══ Extracted material ══

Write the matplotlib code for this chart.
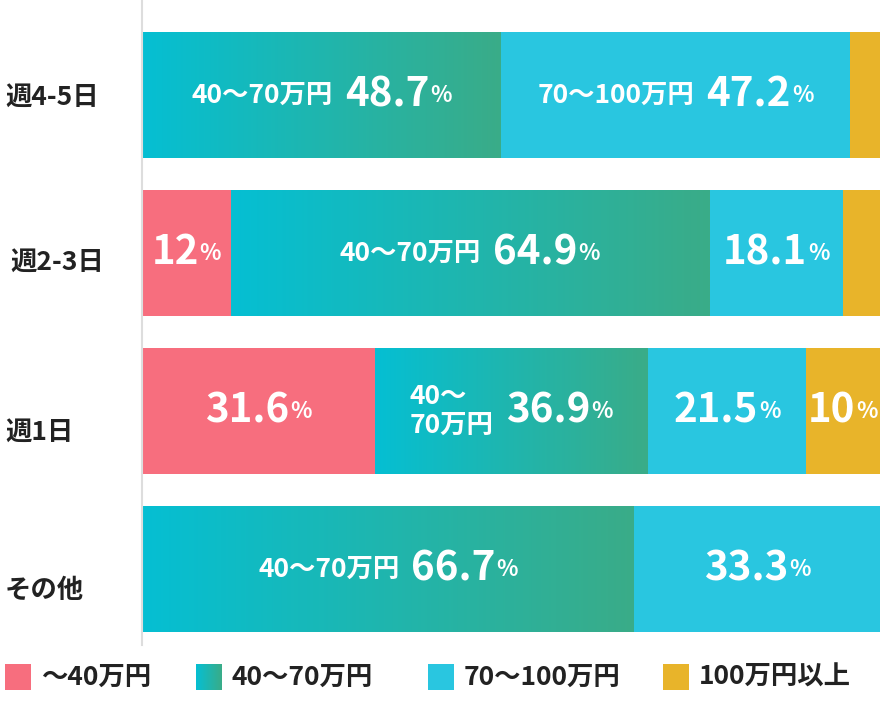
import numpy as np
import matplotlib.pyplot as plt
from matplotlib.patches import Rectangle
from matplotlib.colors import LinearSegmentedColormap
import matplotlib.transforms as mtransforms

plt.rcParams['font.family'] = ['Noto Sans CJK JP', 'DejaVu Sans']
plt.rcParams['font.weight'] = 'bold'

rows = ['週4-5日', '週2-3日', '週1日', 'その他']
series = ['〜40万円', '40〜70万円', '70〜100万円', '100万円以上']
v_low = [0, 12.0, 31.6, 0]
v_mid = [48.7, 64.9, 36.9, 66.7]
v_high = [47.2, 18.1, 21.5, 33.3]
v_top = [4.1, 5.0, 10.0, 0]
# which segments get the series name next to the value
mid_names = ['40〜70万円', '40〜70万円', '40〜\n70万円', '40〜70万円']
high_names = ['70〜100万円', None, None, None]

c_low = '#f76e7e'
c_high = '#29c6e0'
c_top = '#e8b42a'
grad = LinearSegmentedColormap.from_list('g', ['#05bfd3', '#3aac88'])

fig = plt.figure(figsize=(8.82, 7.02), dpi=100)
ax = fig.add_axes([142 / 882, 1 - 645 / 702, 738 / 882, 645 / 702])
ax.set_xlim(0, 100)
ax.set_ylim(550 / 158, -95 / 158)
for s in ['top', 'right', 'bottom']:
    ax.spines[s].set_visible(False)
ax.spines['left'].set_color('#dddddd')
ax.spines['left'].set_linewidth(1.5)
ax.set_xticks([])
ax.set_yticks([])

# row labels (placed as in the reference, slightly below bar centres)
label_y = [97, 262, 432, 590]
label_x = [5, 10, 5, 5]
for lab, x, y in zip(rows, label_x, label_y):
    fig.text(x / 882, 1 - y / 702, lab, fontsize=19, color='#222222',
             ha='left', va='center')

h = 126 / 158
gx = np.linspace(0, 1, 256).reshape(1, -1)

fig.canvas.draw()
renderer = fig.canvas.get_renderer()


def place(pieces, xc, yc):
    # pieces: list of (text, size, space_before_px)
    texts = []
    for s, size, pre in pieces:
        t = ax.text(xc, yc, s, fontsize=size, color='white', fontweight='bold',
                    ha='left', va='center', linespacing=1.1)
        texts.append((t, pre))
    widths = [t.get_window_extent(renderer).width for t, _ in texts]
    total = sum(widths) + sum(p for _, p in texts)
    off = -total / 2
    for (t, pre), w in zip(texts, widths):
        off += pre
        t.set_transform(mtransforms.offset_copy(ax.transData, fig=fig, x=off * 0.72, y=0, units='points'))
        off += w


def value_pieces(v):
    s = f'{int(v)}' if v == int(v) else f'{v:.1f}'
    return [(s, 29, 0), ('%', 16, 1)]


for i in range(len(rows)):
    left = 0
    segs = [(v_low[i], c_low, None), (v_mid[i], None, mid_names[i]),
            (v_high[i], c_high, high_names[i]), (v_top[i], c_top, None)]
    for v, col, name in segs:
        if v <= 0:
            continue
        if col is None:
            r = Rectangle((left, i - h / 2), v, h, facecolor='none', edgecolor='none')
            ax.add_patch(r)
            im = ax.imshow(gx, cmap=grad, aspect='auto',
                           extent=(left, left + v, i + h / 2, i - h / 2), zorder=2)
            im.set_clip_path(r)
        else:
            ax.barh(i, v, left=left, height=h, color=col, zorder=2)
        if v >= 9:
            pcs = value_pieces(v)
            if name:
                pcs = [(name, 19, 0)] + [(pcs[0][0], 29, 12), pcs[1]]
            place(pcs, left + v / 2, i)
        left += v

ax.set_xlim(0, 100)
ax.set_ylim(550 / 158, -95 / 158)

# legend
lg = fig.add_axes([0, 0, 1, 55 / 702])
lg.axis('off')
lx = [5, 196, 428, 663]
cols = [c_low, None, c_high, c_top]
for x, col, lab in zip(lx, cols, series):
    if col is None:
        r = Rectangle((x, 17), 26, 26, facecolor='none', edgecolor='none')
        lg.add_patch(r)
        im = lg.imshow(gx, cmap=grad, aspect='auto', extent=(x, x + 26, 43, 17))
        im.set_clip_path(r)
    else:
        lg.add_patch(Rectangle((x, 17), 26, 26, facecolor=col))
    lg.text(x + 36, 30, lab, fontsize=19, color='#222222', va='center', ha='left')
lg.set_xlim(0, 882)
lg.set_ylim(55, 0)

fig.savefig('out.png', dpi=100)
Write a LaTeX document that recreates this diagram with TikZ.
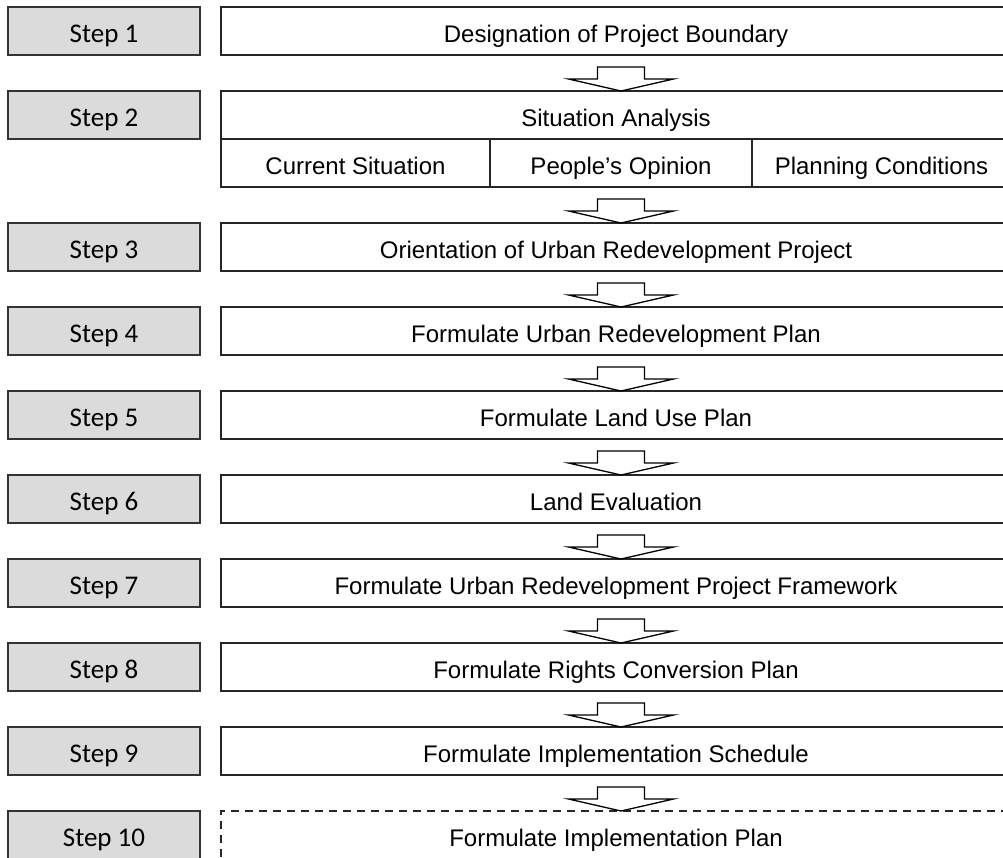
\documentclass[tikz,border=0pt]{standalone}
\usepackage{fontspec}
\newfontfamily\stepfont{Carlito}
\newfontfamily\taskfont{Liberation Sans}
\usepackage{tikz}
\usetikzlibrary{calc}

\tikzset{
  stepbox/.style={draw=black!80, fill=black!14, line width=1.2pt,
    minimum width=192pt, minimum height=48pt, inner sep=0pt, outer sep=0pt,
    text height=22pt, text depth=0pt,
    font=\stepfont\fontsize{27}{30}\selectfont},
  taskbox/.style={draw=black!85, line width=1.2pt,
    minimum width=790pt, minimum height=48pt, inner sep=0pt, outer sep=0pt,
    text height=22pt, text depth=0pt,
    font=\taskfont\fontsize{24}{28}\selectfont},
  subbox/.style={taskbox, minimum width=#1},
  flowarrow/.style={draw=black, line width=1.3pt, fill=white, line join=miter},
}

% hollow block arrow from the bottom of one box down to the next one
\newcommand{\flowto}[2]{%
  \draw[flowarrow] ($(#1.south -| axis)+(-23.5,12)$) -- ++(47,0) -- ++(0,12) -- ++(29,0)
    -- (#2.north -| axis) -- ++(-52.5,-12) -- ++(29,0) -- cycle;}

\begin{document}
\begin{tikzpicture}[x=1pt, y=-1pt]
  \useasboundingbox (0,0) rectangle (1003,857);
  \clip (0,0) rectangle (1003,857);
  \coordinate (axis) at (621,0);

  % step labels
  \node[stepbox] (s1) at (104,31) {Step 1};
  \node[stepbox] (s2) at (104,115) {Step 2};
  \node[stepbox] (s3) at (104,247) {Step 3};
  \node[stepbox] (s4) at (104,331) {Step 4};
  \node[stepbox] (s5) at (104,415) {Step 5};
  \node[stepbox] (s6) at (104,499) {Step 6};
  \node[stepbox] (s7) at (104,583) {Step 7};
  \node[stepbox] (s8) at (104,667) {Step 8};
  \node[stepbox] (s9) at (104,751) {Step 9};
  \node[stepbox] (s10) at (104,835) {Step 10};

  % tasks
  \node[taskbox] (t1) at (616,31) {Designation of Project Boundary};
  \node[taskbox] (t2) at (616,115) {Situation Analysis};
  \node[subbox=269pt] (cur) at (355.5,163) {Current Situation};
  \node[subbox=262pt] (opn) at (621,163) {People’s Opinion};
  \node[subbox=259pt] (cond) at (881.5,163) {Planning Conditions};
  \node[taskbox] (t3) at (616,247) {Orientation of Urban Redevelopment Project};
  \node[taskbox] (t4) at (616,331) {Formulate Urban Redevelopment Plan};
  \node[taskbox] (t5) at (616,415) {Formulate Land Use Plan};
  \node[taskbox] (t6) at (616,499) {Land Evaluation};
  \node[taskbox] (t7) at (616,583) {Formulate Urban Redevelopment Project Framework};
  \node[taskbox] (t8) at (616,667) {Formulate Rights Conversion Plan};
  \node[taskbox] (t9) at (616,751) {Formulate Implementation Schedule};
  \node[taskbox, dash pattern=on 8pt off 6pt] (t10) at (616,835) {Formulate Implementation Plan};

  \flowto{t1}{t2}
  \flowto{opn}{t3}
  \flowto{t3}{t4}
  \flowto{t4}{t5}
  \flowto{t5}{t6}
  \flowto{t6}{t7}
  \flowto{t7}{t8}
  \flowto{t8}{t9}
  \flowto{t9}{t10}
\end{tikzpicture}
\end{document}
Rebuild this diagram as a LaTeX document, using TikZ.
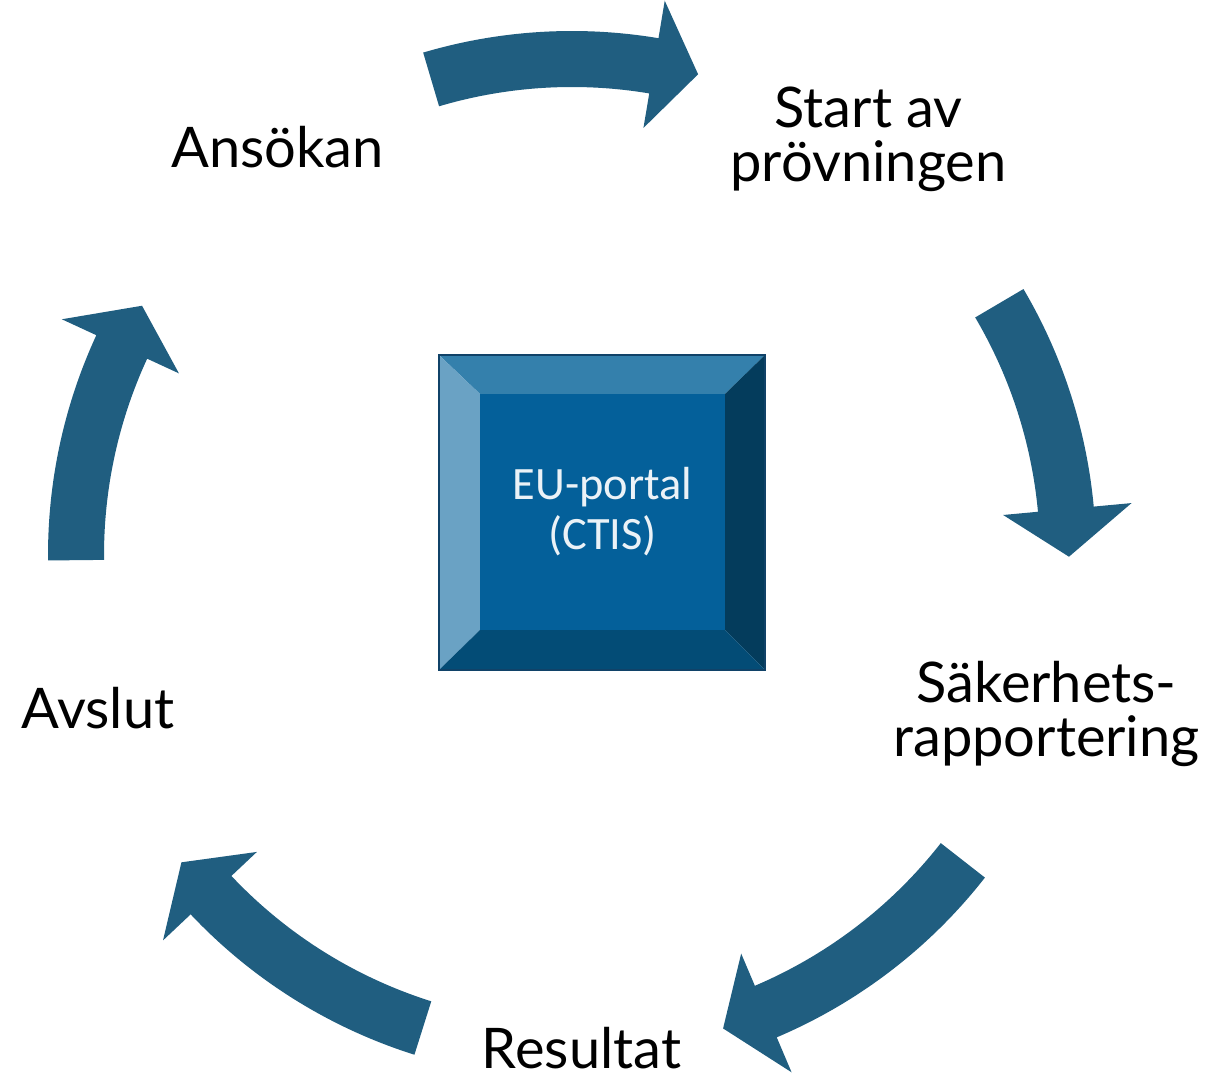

═══

## What is required
Copy out every line of the material above exactly, skipping the pictures.

## Correct response
Write the matplotlib code for this chart.
import numpy as np
import matplotlib.pyplot as plt
from matplotlib.patches import Rectangle
from matplotlib.colors import LinearSegmentedColormap
import matplotlib.transforms as mtransforms

plt.rcParams['font.family'] = ['Noto Sans CJK JP', 'DejaVu Sans']
plt.rcParams['font.weight'] = 'bold'

rows = ['週4-5日', '週2-3日', '週1日', 'その他']
series = ['〜40万円', '40〜70万円', '70〜100万円', '100万円以上']
v_low = [0, 12.0, 31.6, 0]
v_mid = [48.7, 64.9, 36.9, 66.7]
v_high = [47.2, 18.1, 21.5, 33.3]
v_top = [4.1, 5.0, 10.0, 0]
# which segments get the series name next to the value
mid_names = ['40〜70万円', '40〜70万円', '40〜\n70万円', '40〜70万円']
high_names = ['70〜100万円', None, None, None]

c_low = '#f76e7e'
c_high = '#29c6e0'
c_top = '#e8b42a'
grad = LinearSegmentedColormap.from_list('g', ['#05bfd3', '#3aac88'])

fig = plt.figure(figsize=(8.82, 7.02), dpi=100)
ax = fig.add_axes([142 / 882, 1 - 645 / 702, 738 / 882, 645 / 702])
ax.set_xlim(0, 100)
ax.set_ylim(550 / 158, -95 / 158)
for s in ['top', 'right', 'bottom']:
    ax.spines[s].set_visible(False)
ax.spines['left'].set_color('#dddddd')
ax.spines['left'].set_linewidth(1.5)
ax.set_xticks([])
ax.set_yticks([])

# row labels (placed as in the reference, slightly below bar centres)
label_y = [97, 262, 432, 590]
label_x = [5, 10, 5, 5]
for lab, x, y in zip(rows, label_x, label_y):
    fig.text(x / 882, 1 - y / 702, lab, fontsize=19, color='#222222',
             ha='left', va='center')

h = 126 / 158
gx = np.linspace(0, 1, 256).reshape(1, -1)

fig.canvas.draw()
renderer = fig.canvas.get_renderer()


def place(pieces, xc, yc):
    # pieces: list of (text, size, space_before_px)
    texts = []
    for s, size, pre in pieces:
        t = ax.text(xc, yc, s, fontsize=size, color='white', fontweight='bold',
                    ha='left', va='center', linespacing=1.1)
        texts.append((t, pre))
    widths = [t.get_window_extent(renderer).width for t, _ in texts]
    total = sum(widths) + sum(p for _, p in texts)
    off = -total / 2
    for (t, pre), w in zip(texts, widths):
        off += pre
        t.set_transform(mtransforms.offset_copy(ax.transData, fig=fig, x=off * 0.72, y=0, units='points'))
        off += w


def value_pieces(v):
    s = f'{int(v)}' if v == int(v) else f'{v:.1f}'
    return [(s, 29, 0), ('%', 16, 1)]


for i in range(len(rows)):
    left = 0
    segs = [(v_low[i], c_low, None), (v_mid[i], None, mid_names[i]),
            (v_high[i], c_high, high_names[i]), (v_top[i], c_top, None)]
    for v, col, name in segs:
        if v <= 0:
            continue
        if col is None:
            r = Rectangle((left, i - h / 2), v, h, facecolor='none', edgecolor='none')
            ax.add_patch(r)
            im = ax.imshow(gx, cmap=grad, aspect='auto',
                           extent=(left, left + v, i + h / 2, i - h / 2), zorder=2)
            im.set_clip_path(r)
        else:
            ax.barh(i, v, left=left, height=h, color=col, zorder=2)
        if v >= 9:
            pcs = value_pieces(v)
            if name:
                pcs = [(name, 19, 0)] + [(pcs[0][0], 29, 12), pcs[1]]
            place(pcs, left + v / 2, i)
        left += v

ax.set_xlim(0, 100)
ax.set_ylim(550 / 158, -95 / 158)

# legend
lg = fig.add_axes([0, 0, 1, 55 / 702])
lg.axis('off')
lx = [5, 196, 428, 663]
cols = [c_low, None, c_high, c_top]
for x, col, lab in zip(lx, cols, series):
    if col is None:
        r = Rectangle((x, 17), 26, 26, facecolor='none', edgecolor='none')
        lg.add_patch(r)
        im = lg.imshow(gx, cmap=grad, aspect='auto', extent=(x, x + 26, 43, 17))
        im.set_clip_path(r)
    else:
        lg.add_patch(Rectangle((x, 17), 26, 26, facecolor=col))
    lg.text(x + 36, 30, lab, fontsize=19, color='#222222', va='center', ha='left')
lg.set_xlim(0, 882)
lg.set_ylim(55, 0)

fig.savefig('out.png', dpi=100)
Write a LaTeX document that recreates this diagram with TikZ.
\documentclass[tikz,border=0pt]{standalone}
\usepackage{fontspec}
\newfontfamily\stepfont{Carlito}
\newfontfamily\taskfont{Liberation Sans}
\usepackage{tikz}
\usetikzlibrary{calc}

\tikzset{
  stepbox/.style={draw=black!80, fill=black!14, line width=1.2pt,
    minimum width=192pt, minimum height=48pt, inner sep=0pt, outer sep=0pt,
    text height=22pt, text depth=0pt,
    font=\stepfont\fontsize{27}{30}\selectfont},
  taskbox/.style={draw=black!85, line width=1.2pt,
    minimum width=790pt, minimum height=48pt, inner sep=0pt, outer sep=0pt,
    text height=22pt, text depth=0pt,
    font=\taskfont\fontsize{24}{28}\selectfont},
  subbox/.style={taskbox, minimum width=#1},
  flowarrow/.style={draw=black, line width=1.3pt, fill=white, line join=miter},
}

% hollow block arrow from the bottom of one box down to the next one
\newcommand{\flowto}[2]{%
  \draw[flowarrow] ($(#1.south -| axis)+(-23.5,12)$) -- ++(47,0) -- ++(0,12) -- ++(29,0)
    -- (#2.north -| axis) -- ++(-52.5,-12) -- ++(29,0) -- cycle;}

\begin{document}
\begin{tikzpicture}[x=1pt, y=-1pt]
  \useasboundingbox (0,0) rectangle (1003,857);
  \clip (0,0) rectangle (1003,857);
  \coordinate (axis) at (621,0);

  % step labels
  \node[stepbox] (s1) at (104,31) {Step 1};
  \node[stepbox] (s2) at (104,115) {Step 2};
  \node[stepbox] (s3) at (104,247) {Step 3};
  \node[stepbox] (s4) at (104,331) {Step 4};
  \node[stepbox] (s5) at (104,415) {Step 5};
  \node[stepbox] (s6) at (104,499) {Step 6};
  \node[stepbox] (s7) at (104,583) {Step 7};
  \node[stepbox] (s8) at (104,667) {Step 8};
  \node[stepbox] (s9) at (104,751) {Step 9};
  \node[stepbox] (s10) at (104,835) {Step 10};

  % tasks
  \node[taskbox] (t1) at (616,31) {Designation of Project Boundary};
  \node[taskbox] (t2) at (616,115) {Situation Analysis};
  \node[subbox=269pt] (cur) at (355.5,163) {Current Situation};
  \node[subbox=262pt] (opn) at (621,163) {People’s Opinion};
  \node[subbox=259pt] (cond) at (881.5,163) {Planning Conditions};
  \node[taskbox] (t3) at (616,247) {Orientation of Urban Redevelopment Project};
  \node[taskbox] (t4) at (616,331) {Formulate Urban Redevelopment Plan};
  \node[taskbox] (t5) at (616,415) {Formulate Land Use Plan};
  \node[taskbox] (t6) at (616,499) {Land Evaluation};
  \node[taskbox] (t7) at (616,583) {Formulate Urban Redevelopment Project Framework};
  \node[taskbox] (t8) at (616,667) {Formulate Rights Conversion Plan};
  \node[taskbox] (t9) at (616,751) {Formulate Implementation Schedule};
  \node[taskbox, dash pattern=on 8pt off 6pt] (t10) at (616,835) {Formulate Implementation Plan};

  \flowto{t1}{t2}
  \flowto{opn}{t3}
  \flowto{t3}{t4}
  \flowto{t4}{t5}
  \flowto{t5}{t6}
  \flowto{t6}{t7}
  \flowto{t7}{t8}
  \flowto{t8}{t9}
  \flowto{t9}{t10}
\end{tikzpicture}
\end{document}
Rebuild this diagram as a LaTeX document, using TikZ.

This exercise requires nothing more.